Addressing Okoro’s claim, the Rivers State APC Publicity Secretary, Mr. Chris Finebone said: “He claimed to have mentioned the matter to the CJN at the time but never bothered to follow the prescription of the law in such a circumstance, which required him to put it in black and white to his boss and also report to security agencies. 
“In his hurry to manufacture lies, a supposed experienced Supreme Court judge conveniently forgot the provisions of the Independent Corrupt Practices and other Related Offences Commission Act 2000; 23(1) which says ‘Any public officer to whom any gratification is given, promised, or offered, in contravention of any provision of this Act, shall report such gift, promised or offer together with the name, if known, of the person who gave, promised or offered such gratification to him to the nearest officer of the commission or police officer.”
He therefore concluded that “What has become very apparent is that there were several well-organised rehearsals by these embattled and alleged bad eggs in the judiciary to hit back at the very heartbeat of the Buhari administration as corruption fights back.
“We know that the idea is that the easiest way to hit at the very heart of a strongman is to harm his favourite offspring. Same persons who are hell bent on humiliating the PMB government continues to explore from their mischief box. They started with avenging the defeat of their man, which seems to be failing. Now, they have turned on Amaechi and that will also fail.”‎
A Lagos based stock market expert, Mr. Seyi Adeyinka, who feels that the revelations being made by the judges do not add up said: “If attempt to commit a crime is criminal; if at all it is true that anyone met the judges as they are saying, then they aided and abetted crime by keeping sealed lips till now.”‎
The President, Nigerian Bar Association (NBA), Mr. Mahmoud Abubakar (SAN), last Thursday urged the National Judicial Council (NJC) to order the immediate stepping down of the seven justices accused of judicial fraud.
“Our position is well known. It appears to the NBA that it is extremely important that the NJC take very urgent steps to safeguard the public image and sanctity of the courts.‎ We therefore strongly recommend that, without prejudice to the innocence or otherwise of the Judges involved in the ongoing investigations, they should be required to excuse themselves from further judicial functions.
“Better still, they may be required to proceed on compulsory leave until their innocence is fully and completely established or until the conclusion of all judicial or disciplinary proceedings.‎” Abubakar stated during valedictory service held for a judge.
For Ajulo, the way to go is to embark on an urgent overhaul of the NJC, which he said is the best way to ensure that justice does not extinct from Nigeria, considering that the current situation borders on the integrity of the Nigerian judiciary.
“The resolve by the federal government to end corruption in the judiciary is long overdue, laudable and commendable. However, this can only be achieved through total overhauling of the entire National Judicial Council, without which the anti-corruption campaign will end up in futility.
“The current composition of the Nigeria Judicial Council is shrouded in ‘judicial gang absolutism’. The implication of this is that the composition is somewhat confined in judicial sect that places procedures above credibility and competence. The composition and its process create so much room for compromise and questionable lacuna”, he argued.

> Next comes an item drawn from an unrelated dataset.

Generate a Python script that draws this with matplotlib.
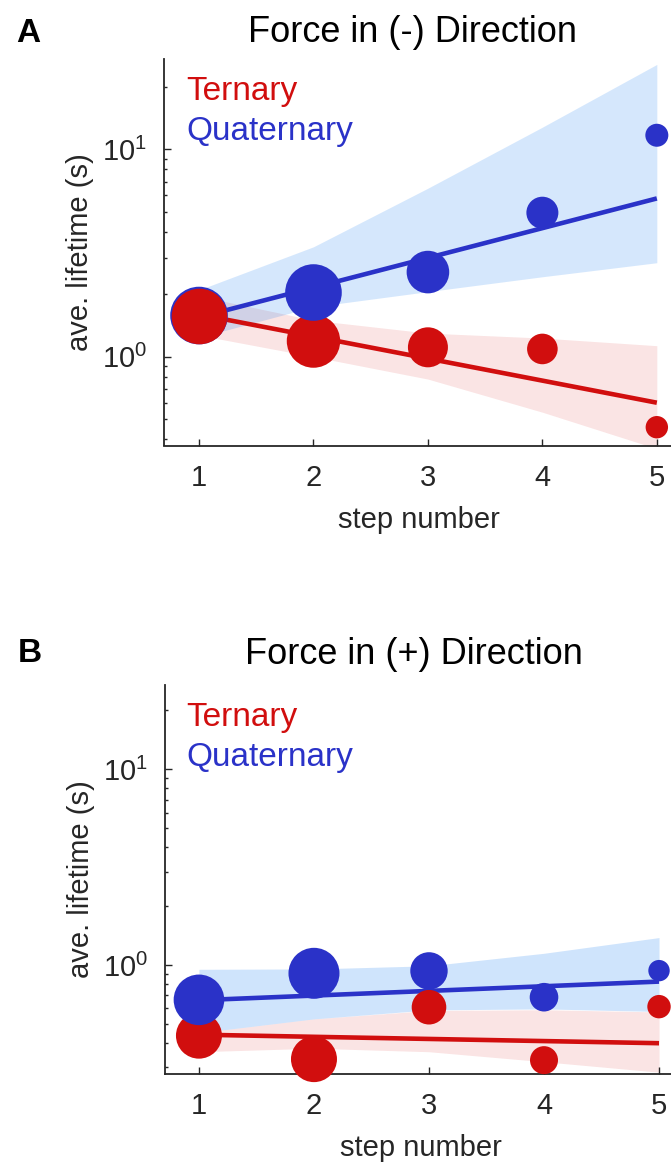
import matplotlib
matplotlib.use("Agg")
import matplotlib.pyplot as plt
from matplotlib.ticker import NullFormatter, FixedLocator

plt.rcParams['font.family'] = ['Liberation Sans', 'DejaVu Sans']

W, H = 671, 1165

steps = [1, 2, 3, 4, 5]
fit_steps = [1, 5]

# force in (-) direction
tern_neg = [1.58, 1.19, 1.11, 1.09, 0.457]
quat_neg = [1.58, 2.04, 2.56, 4.95, 11.7]
tern_neg_fit = [1.60, 0.60]
quat_neg_fit = [1.55, 5.8]
tern_neg_lo = [1.27, 1.00, 0.78, 0.54, 0.36]
tern_neg_hi = [1.96, 1.50, 1.30, 1.23, 1.13]
quat_neg_lo = [1.24, 1.74, 2.06, 2.43, 2.84]
quat_neg_hi = [2.10, 3.39, 6.5, 12.8, 25.7]
tern_neg_r = [27.8, 26.7, 20, 15.3, 11.2]
quat_neg_r = [28.8, 28.3, 21.3, 16, 11.5]

# force in (+) direction
tern_pos = [0.435, 0.33, 0.608, 0.326, 0.612]
quat_pos = [0.663, 0.906, 0.932, 0.684, 0.935]
tern_pos_fit = [0.44, 0.398]
quat_pos_fit = [0.66, 0.822]
tern_pos_lo = [0.36, 0.375, 0.36, 0.32, 0.283]
tern_pos_hi = [0.45, 0.53, 0.585, 0.59, 0.575]
quat_pos_lo = [0.45, 0.53, 0.589, 0.596, 0.578]
quat_pos_hi = [0.95, 0.954, 0.99, 1.147, 1.38]
tern_pos_r = [23, 23, 17.3, 14, 11.7]
quat_pos_r = [25.3, 25.5, 18.7, 14.3, 10.7]

RED = '#d10e0e'
BLUE = '#2a32c8'
DARK = '#262626'


def msize(r):
    # radius in pixels -> scatter area in pt^2
    return [(2 * v * 0.72) ** 2 for v in r]


def px_ax(fig, l, t, r, b):
    return fig.add_axes([l / W, 1 - b / H, (r - l) / W, (b - t) / H])


def panel(ax, tern, quat, tfit, qfit, tlo, thi, qlo, qhi, tr, qr, xlim, ylim,
          band_alpha=0.19, shared_first=False):
    ax.fill_between(steps, tlo, thi, color=(0.86, 0.1, 0.1), alpha=0.118, lw=0, zorder=1)
    ax.fill_between(steps, qlo, qhi, color=(0.0, 0.45, 0.95), alpha=band_alpha, lw=0, zorder=1)
    ax.plot(fit_steps, tfit, color=RED, lw=3.3, zorder=2, solid_capstyle='butt')
    ax.plot(fit_steps, qfit, color=BLUE, lw=3.3, zorder=2, solid_capstyle='butt')
    ax.scatter(steps, tern, s=msize(tr), color=RED, lw=0, zorder=3, clip_on=False)
    ax.scatter(steps, quat, s=msize(qr), color=BLUE, lw=0, zorder=4, clip_on=False)
    if shared_first:
        # both series start from the same point; ternary sits on top
        ax.scatter(steps[:1], tern[:1], s=msize(tr[:1]), color=RED, lw=0, zorder=5, clip_on=False)

    ax.set_yscale('log')
    ax.set_xlim(*xlim)
    ax.set_ylim(*ylim)
    ax.xaxis.set_major_locator(FixedLocator(steps))
    ax.yaxis.set_minor_formatter(NullFormatter())
    for s in ['top', 'right']:
        ax.spines[s].set_visible(False)
    for s in ['left', 'bottom']:
        ax.spines[s].set_color(DARK)
        ax.spines[s].set_linewidth(1.3)
    ax.tick_params(which='both', direction='in', color=DARK, labelcolor=DARK, width=1.0)
    ax.tick_params(which='major', length=4.8, labelsize=21)
    ax.tick_params(which='minor', length=2.4)
    ax.tick_params(axis='x', pad=13)
    ax.tick_params(axis='y', pad=12)
    ax.set_xlabel('step number', fontsize=21, color=DARK, va='center')
    ax.set_ylabel('ave. lifetime (s)', fontsize=21, color=DARK, va='center')


fig = plt.figure(figsize=(W / 100, H / 100), dpi=100)

ax1 = px_ax(fig, 164, 59.3, 674, 445.5)
panel(ax1, tern_neg, quat_neg, tern_neg_fit, quat_neg_fit,
      tern_neg_lo, tern_neg_hi, quat_neg_lo, quat_neg_hi,
      tern_neg_r, quat_neg_r, (0.694, 5.15), (0.373, 27.2),
      band_alpha=0.165, shared_first=True)

ax2 = px_ax(fig, 164.8, 685, 678, 1074)
panel(ax2, tern_pos, quat_pos, tern_pos_fit, quat_pos_fit,
      tern_pos_lo, tern_pos_hi, quat_pos_lo, quat_pos_hi,
      tern_pos_r, quat_pos_r, (0.703, 5.165), (0.277, 26.97))

for ax, top, bottom, width in [(ax1, 59.3, 445.5, 510), (ax2, 685, 1074, 513.2)]:
    h = bottom - top
    ax.xaxis.set_label_coords(0.5, -74 / h)
    ax.yaxis.set_label_coords(-84 / width, 0.5)
    # legend as coloured text
    fig.text(186 / W, 1 - (top + 40.7) / H, 'Ternary', color=RED, fontsize=24, va='baseline')
    fig.text(186 / W, 1 - (top + 80.7) / H, 'Quaternary', color=BLUE, fontsize=24, va='baseline')

fig.text(413 / W, 1 - 32 / H, 'Force in (-) Direction', fontsize=26, ha='center', va='center')
fig.text(414 / W, 1 - 654 / H, 'Force in (+) Direction', fontsize=26, ha='center', va='center')
fig.text(28 / W, 1 - 33 / H, 'A', fontsize=24, fontweight='bold', ha='center', va='center')
fig.text(30 / W, 1 - 654 / H, 'B', fontsize=24, fontweight='bold', ha='center', va='center')

fig.savefig('out.png', dpi=100)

He suggested the need for the creation of Investigation & Prosecution Unit in the NJC, e‎xercising discipline on erring judicial officers which is one of the major functions of the NJC as established by extant laws. 

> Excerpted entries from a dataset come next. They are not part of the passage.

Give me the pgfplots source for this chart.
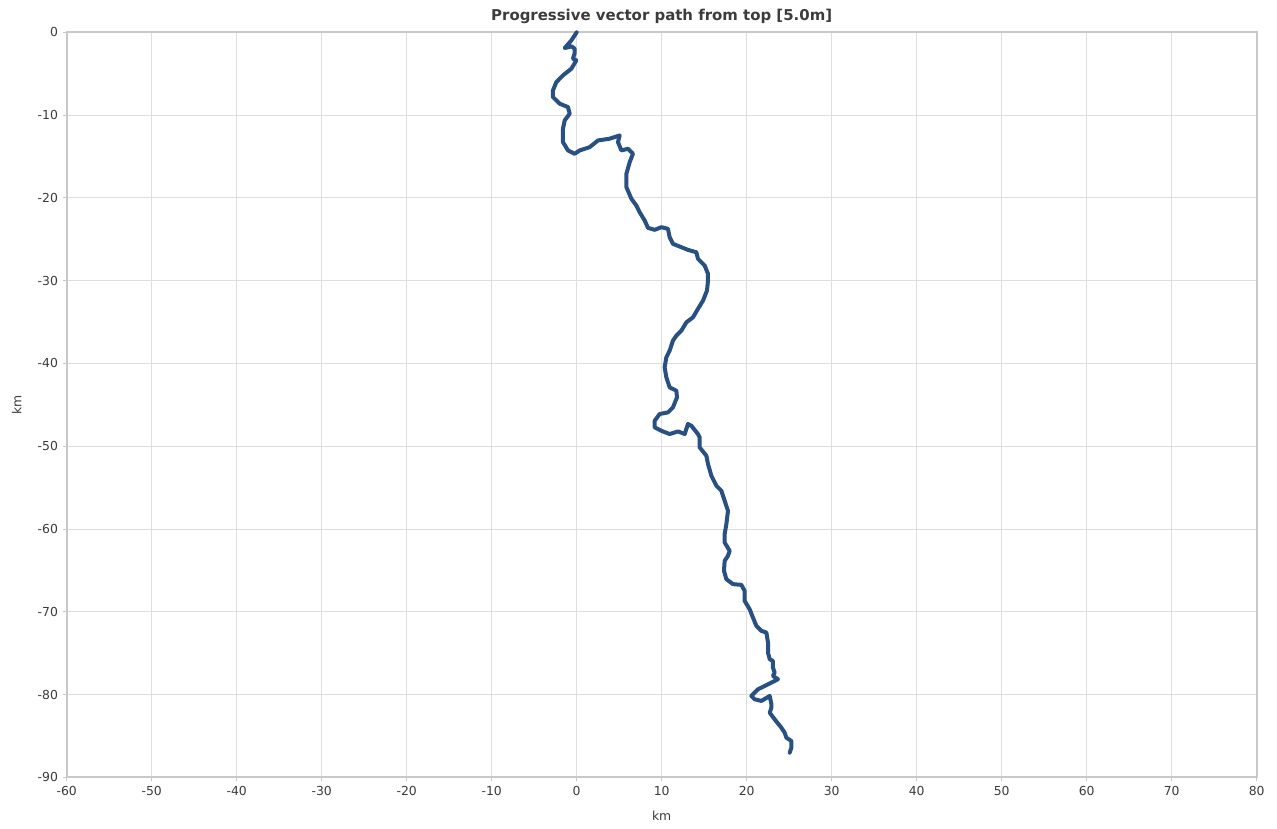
\documentclass[border=0pt]{standalone}
\usepackage{pgfplots}
\pgfplotsset{compat=1.18}
\usepackage{fontspec}
\setmainfont{DejaVu Sans}
\definecolor{pathblue}{RGB}{40,80,130}
\definecolor{axgray}{RGB}{200,200,200}
\definecolor{gridgray}{RGB}{222,222,222}
\definecolor{txtgray}{RGB}{60,60,60}
\begin{document}
\begin{tikzpicture}
\path[use as bounding box] (-50pt,-38pt) rectangle (907.75pt,583pt);
\begin{axis}[
  at={(0,0)}, anchor=south west,
  scale only axis, width=892.5pt, height=558.75pt,
  xmin=-60, xmax=80, ymin=-90, ymax=0,
  xtick={-60,-50,...,80}, ytick={-90,-80,...,0},
  grid=major, major grid style={gridgray, line width=0.6pt},
  tick pos=left, tick align=outside, major tick length=3pt,
  tick style={axgray, line width=0.6pt},
  axis line style={axgray, line width=1.6pt},
  /pgf/number format/assume math mode=true,
  ticklabel style={font=\fontsize{9.3}{10}\selectfont, text=txtgray},
  title={\textbf{Progressive vector path from top [5.0m]}},
  title style={font=\fontsize{11.2}{12}\selectfont, text=txtgray, at={(0.5,1)}, anchor=center, yshift=6pt},
  xlabel={km}, ylabel={km},
  label style={font=\fontsize{9.3}{10}\selectfont, text=txtgray},
  xlabel style={at={(0.5,0)}, anchor=center, yshift=-28.5pt},
  ylabel style={at={(-0.042,0.5)}, anchor=center},
  clip=false,
]
\addplot[pathblue, line width=3pt, line join=round, line cap=round] coordinates {
(0,0) (-0.62,-0.97) (-1.41,-1.9) (-0.6,-1.7) (-0.24,-1.97) (-0.24,-2.54)
(-0.44,-3.18) (-0.04,-3.39) (-0.62,-4.39) (-1.61,-5.2) (-2.39,-6.01)
(-2.79,-7.01) (-2.79,-7.82) (-2.0,-8.62) (-1.02,-9.03) (-0.82,-9.83)
(-1.41,-10.64) (-1.61,-11.64) (-1.61,-13.26) (-1.02,-14.27) (-0.24,-14.67)
(0.35,-14.27) (1.53,-13.87) (2.51,-13.06) (3.88,-12.85) (5.06,-12.45)
(4.86,-13.26) (5.26,-14.27) (6.04,-14.06) (6.62,-14.67) (6.24,-15.68)
(5.85,-17.09) (5.85,-18.71) (6.44,-20.11) (7.02,-20.92) (7.41,-21.73)
(8.0,-22.73) (8.39,-23.62) (9.18,-23.86) (9.96,-23.54) (10.74,-23.74)
(10.94,-24.75) (11.33,-25.55) (12.32,-25.96) (13.09,-26.28) (14.08,-26.57)
(14.27,-27.36) (15.06,-28.17) (15.45,-29.18) (15.45,-29.99) (15.33,-31.2)
(14.86,-32.41) (14.27,-33.41) (13.68,-34.43) (12.91,-35.03) (12.32,-36.03)
(11.73,-36.64) (11.33,-37.24) (10.94,-38.45) (10.55,-39.26) (10.35,-40.47)
(10.55,-41.68) (10.94,-42.89) (11.73,-43.29) (11.8,-44.1) (11.33,-45.31)
(10.74,-45.91) (9.76,-46.11) (9.18,-46.92) (9.18,-47.73) (9.96,-48.13)
(10.94,-48.53) (11.92,-48.21) (12.71,-48.53) (13.09,-47.32) (13.49,-47.52)
(14.27,-48.53) (14.47,-48.94) (14.47,-50.14) (15.26,-51.15) (15.45,-52.15)
(15.85,-53.57) (16.44,-54.78) (17.02,-55.38) (17.41,-56.59) (17.8,-57.8)
(17.61,-59.41) (17.41,-60.62) (17.41,-61.63) (18.0,-62.64) (17.8,-63.24)
(17.41,-63.84) (17.33,-65.05) (17.61,-66.06) (18.39,-66.66) (19.38,-66.75)
(19.76,-67.47) (19.76,-68.68) (20.35,-69.69) (20.74,-70.7) (21.14,-71.7)
(21.73,-72.31) (22.32,-72.51) (22.51,-73.72) (22.51,-74.93) (22.71,-75.73)
(23.09,-75.94) (23.09,-76.75) (23.29,-77.35) (23.09,-77.75) (23.68,-78.15)
(22.91,-78.56) (22.12,-78.96) (21.33,-79.36) (20.55,-80.17) (20.94,-80.57)
(21.73,-80.77) (22.71,-80.17) (22.91,-81.17) (22.91,-81.58) (22.71,-82.19)
(23.29,-82.99) (24.08,-84.0) (24.47,-84.61) (24.67,-85.21) (25.26,-85.61)
(25.26,-86.42) (25.06,-87.02)
};
\end{axis}
\end{tikzpicture}
\end{document}
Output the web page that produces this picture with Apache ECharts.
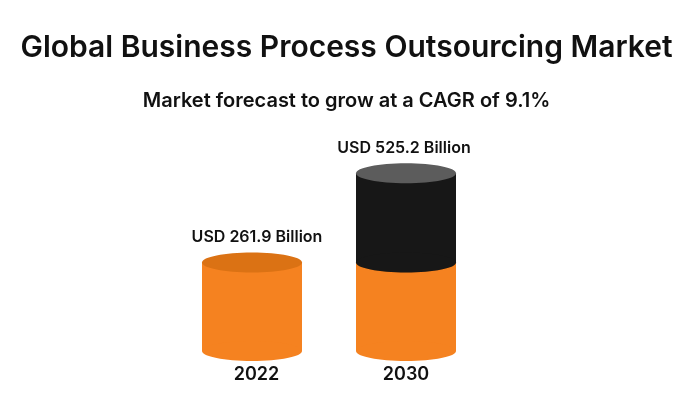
<!DOCTYPE html>
<html>
<head>
<meta charset="utf-8">
<script src="https://cdn.jsdelivr.net/npm/echarts@6/dist/echarts.min.js"></script>
<style>
  html, body { margin: 0; padding: 0; background: #fff; }
  #chart { width: 693px; height: 414px; }
</style>
</head>
<body>
<div id="chart"></div>
<script>
// market size, USD billion
const categories = ['2022', '2030'];
const baseValues = [261.9, 261.9];     // orange segment
const growthValues = [0, 263.3];       // black segment on top (525.2 - 261.9)
const totalLabels = ['USD 261.9 Billion', 'USD 525.2 Billion'];

const ORANGE = '#F58220';
const ORANGE_TOP = '#DB7214';
const BLACK = '#171717';
const BLACK_TOP = '#5C5C5C';

const chart = echarts.init(document.getElementById('chart'));

const data = categories.map((c, i) => [i, baseValues[i], growthValues[i]]);

const renderCylinder = (params, api) => {
    const idx = api.value(0);
    const base = api.value(1);
    const growth = api.value(2);
    const p0 = api.coord([idx, 0]);
    const p1 = api.coord([idx, base]);
    const p2 = api.coord([idx, base + growth]);
    const rx = 50, ry = 10;
    const cx = p0[0];
    const children = [
        {type: 'rect', shape: {x: cx - rx, y: p1[1], width: rx * 2, height: p0[1] - p1[1]}, style: {fill: ORANGE}},
        {type: 'ellipse', shape: {cx, cy: p0[1], rx, ry}, style: {fill: ORANGE}},
        {type: 'ellipse', shape: {cx, cy: p1[1], rx, ry}, style: {fill: ORANGE_TOP}}
    ];
    if (growth > 0) {
        children.push(
            {type: 'rect', shape: {x: cx - rx, y: p2[1], width: rx * 2, height: p1[1] - p2[1]}, style: {fill: BLACK}},
            {type: 'ellipse', shape: {cx, cy: p1[1], rx, ry}, style: {fill: BLACK}},
            {type: 'ellipse', shape: {cx, cy: p2[1], rx, ry}, style: {fill: BLACK_TOP}}
        );
    }
    children.push({
        type: 'text',
        style: {
            text: totalLabels[idx],
            x: cx + (idx === 0 ? 5 : -2),
            y: p2[1] - 25,
            align: 'center',
            verticalAlign: 'middle',
            fontFamily: 'Inter',
            fontWeight: 600,
            fontSize: 16,
            fill: '#111'
        }
    });
    return {type: 'group', children};
};

chart.setOption({
    backgroundColor: '#fff',
    animation: false,
    title: [{
        text: 'Global Business Process Outsourcing Market',
        left: 'center',
        top: 28,
        textStyle: {fontFamily: 'Inter', fontWeight: 600, fontSize: 30, color: '#111'}
    }, {
        text: 'Market forecast to grow at a CAGR of 9.1%',
        left: 'center',
        top: 86,
        textStyle: {fontFamily: 'Inter', fontWeight: 600, fontSize: 20, color: '#111'}
    }],
    grid: {left: 175, right: 210, top: 148, bottom: 63},
    xAxis: {
        type: 'category',
        data: categories,
        axisLine: {show: false},
        axisTick: {show: false},
        axisLabel: {
            margin: 15,
            fontFamily: 'Inter',
            fontWeight: 600,
            fontSize: 18,
            color: '#111',
            formatter: (v) => v === '2022' ? '  ' + v : v
        }
    },
    yAxis: {type: 'value', min: 0, max: 600, show: false, splitLine: {show: false}},
    series: [{
        type: 'custom',
        renderItem: renderCylinder,
        encode: {x: 0, y: [1, 2]},
        data
    }]
});
</script>
</body>
</html>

“There should be clear-cut distinction between judicial misconducts and crime and it should be treated differently. It is advised that there should be other measures to deal with erring members apart from the ones available currently for the body, which recently has stirred up public outcry and vituperation. 
“It is also imperative to conclude that the process of appointing judicial officers must be transparent, and aimed at attracting the best and committed in the Bench. The Buhari government must confront various challenges facing the judiciary and the time is now. There must be an amendment to judges appointment process, with less emphasis on litigation as a means of resolving disputes, and ensure that corruption is dealt with”, he said.‎
Sharing his thoughts on the threat by Amaechi to sue the judges who accused him of attempting to induce them to give favourable judgment in an online debate, author and social public analyst, Mr. Obi‎ Nwakanma‎ said it may be difficult to prosecute the judges.

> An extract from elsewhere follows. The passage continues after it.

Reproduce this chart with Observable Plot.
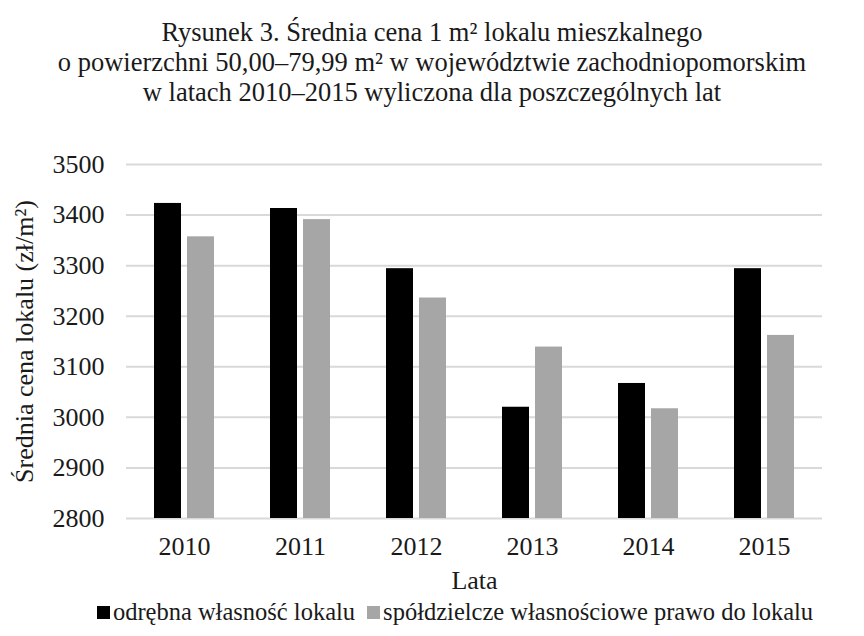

“As you know, Mr. Amechi’s suit will be a futile exercise, just like all these convoluted drama about trying Supreme Court judges. There is no basis, either in the constitution or in precedence where a suit can be brought against the person of a Supreme Court Justice, either in his personal capacity or in his official capacity as a justice of the court. No court will hear the case. Secondly, the APC administration under the current precedent has embarked on a constitutional war with the institution that interprets the constitution, and it will come out extremely defanged. 
“The Attorney General cannot bring a suit before the courts suing, or seeking to convict sitting justices of the Supreme Court. It would amount to an infringement of the separation of powers. The Nigerian constitution is very clear: there is only one means by which a Supreme Court justice can be removed or sanctioned: on the recommendation of the NJC, which is constituted by the Chief Justice of the Supreme Court. 
“No court is permitted by the constitution to hear a case against a sitting justice, and for as long as the Supreme Court still exists, and the NJC is constituted, Justice Inyang Okoro remains a Justice of the court, and the Attorney General has no authority to bring a suit before any court seeking his conviction either in a civil case or in a criminal case. ‎The judges enjoy institutional immunity until the NJC, and no other body, not even the courts, recommends otherwise”, Nwakanma posited.
However the matter is resolved, the affected judges who have adjudicated in several cases now know that they are now defendants in the court of public opinion. Others too must watch their back because what is becoming glaring is that there is not likely to be sacred cows in the war against corruption in coming days.
For some state chief executives, who are currently using the opportunities of the immunity they enjoy to trample on the law, they must also be making plans for the day of reckoning; when apart from making a lot of noise, they would have to explain to Nigerians why they acted the ways they did at certain points.